Required task: Up to and including the line with "96.04, 95.81, 95.35]", reproduce the listing below exactly, beginning at its first line.

--- Data section ---

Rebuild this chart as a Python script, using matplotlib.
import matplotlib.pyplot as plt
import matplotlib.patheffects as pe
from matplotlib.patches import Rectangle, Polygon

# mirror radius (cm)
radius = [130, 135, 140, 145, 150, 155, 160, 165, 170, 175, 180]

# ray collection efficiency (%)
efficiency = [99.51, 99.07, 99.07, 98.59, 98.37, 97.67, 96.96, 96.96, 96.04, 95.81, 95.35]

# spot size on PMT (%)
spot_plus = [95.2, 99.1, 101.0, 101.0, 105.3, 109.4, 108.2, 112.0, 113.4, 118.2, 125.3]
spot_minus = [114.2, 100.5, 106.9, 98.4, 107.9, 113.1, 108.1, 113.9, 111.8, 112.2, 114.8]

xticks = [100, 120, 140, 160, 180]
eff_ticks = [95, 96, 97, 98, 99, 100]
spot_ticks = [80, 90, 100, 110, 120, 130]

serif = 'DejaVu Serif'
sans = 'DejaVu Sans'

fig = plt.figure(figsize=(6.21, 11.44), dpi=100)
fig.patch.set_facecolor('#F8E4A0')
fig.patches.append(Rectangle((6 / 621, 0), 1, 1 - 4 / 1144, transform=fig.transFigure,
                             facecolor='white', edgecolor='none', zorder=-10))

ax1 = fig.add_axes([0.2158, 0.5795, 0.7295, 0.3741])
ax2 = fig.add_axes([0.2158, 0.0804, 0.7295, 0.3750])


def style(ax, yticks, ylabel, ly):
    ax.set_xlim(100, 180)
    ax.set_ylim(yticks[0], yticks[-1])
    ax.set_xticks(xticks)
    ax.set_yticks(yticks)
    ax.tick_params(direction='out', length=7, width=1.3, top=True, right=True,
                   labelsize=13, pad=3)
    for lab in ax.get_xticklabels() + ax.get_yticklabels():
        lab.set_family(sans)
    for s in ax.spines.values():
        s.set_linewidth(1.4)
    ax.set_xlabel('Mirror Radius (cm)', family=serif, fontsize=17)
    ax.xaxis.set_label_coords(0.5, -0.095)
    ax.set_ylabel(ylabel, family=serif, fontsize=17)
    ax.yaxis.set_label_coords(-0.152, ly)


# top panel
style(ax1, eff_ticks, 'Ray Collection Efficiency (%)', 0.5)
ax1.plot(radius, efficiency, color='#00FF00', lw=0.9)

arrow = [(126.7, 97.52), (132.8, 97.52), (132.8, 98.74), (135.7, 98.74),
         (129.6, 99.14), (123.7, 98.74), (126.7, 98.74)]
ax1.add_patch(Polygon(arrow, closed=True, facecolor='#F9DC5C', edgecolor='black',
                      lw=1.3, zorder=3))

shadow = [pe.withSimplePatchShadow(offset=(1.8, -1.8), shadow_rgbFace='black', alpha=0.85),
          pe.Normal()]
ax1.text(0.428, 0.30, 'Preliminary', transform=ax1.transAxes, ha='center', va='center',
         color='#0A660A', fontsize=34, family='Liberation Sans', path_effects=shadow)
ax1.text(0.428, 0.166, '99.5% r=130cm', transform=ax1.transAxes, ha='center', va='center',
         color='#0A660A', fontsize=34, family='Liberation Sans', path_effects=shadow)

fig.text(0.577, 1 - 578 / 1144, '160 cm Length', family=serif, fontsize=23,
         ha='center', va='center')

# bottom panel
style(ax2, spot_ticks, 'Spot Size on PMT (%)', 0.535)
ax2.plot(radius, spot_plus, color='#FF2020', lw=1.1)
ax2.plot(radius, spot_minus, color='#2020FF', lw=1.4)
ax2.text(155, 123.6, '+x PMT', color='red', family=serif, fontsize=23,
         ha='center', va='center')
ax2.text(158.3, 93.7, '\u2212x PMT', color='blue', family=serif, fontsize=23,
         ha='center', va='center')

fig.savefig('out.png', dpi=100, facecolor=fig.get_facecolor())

---

The output:
Rebuild this chart as a Python script, using matplotlib.
import matplotlib.pyplot as plt
import matplotlib.patheffects as pe
from matplotlib.patches import Rectangle, Polygon

# mirror radius (cm)
radius = [130, 135, 140, 145, 150, 155, 160, 165, 170, 175, 180]

# ray collection efficiency (%)
efficiency = [99.51, 99.07, 99.07, 98.59, 98.37, 97.67, 96.96, 96.96, 96.04, 95.81, 95.35]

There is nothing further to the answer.